Description:
Terry Atkinson (born 1939)
Darker Pink Enola Gay Axo-head 1, 1991
Acrylic on wood board
230mm x 320mm
The Enola Gay series was begun in 1988 and finished in 1992. This series attempts to bring philosophical issues back into focus, dragging monochrome painting into the realm of political art. This image is of the US B29 bomber, Enola Gay, that dropped the bomb on Hiroshima. The removal of the corners of the conventional rectangle of the monochrome is an attempt to distort and distends the monochrome. The image of the Enola Gay is so small as to make it hard to figure it out as anything other than a mark on the monochromatic surface.
The pastel colours of the Enola Gay paintings are associated with femininity, safety and the comforting consumer aesthetic of the shopping mall, belying the proximity of weapons of mass destruction.
Over the past 40 years Terry Atkinson has played a significant role in the direction of international contemporary art through his own practice and teaching.
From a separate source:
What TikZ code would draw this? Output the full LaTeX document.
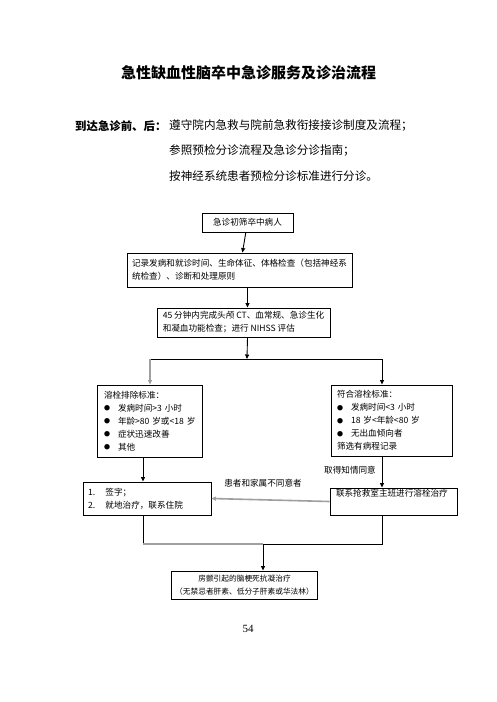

He was born in the coal mining village of Thurnscoe in South Yorkshire. He lived there until 1960, when he moved to London to attend the Slade School in October of that year. In 1968 he co-founded the collaborative art group and teaching forum, Art and Language, with David Bainbridgem Michael Baldwin and Harold Hurrell. This was centred on Coventry School of art where Atkinson had started to teach in October 1966. Art and Language expanded the definition of art, basing their art and writing on a continual examination of the concept and role of art and criticism. Art and Language challenged the idea that you could not question visual language used by artists because it was something centred in the artist's soul, therefore private and could not be understood by the public. Terry Atkinson lived and worked in Leamington Spa.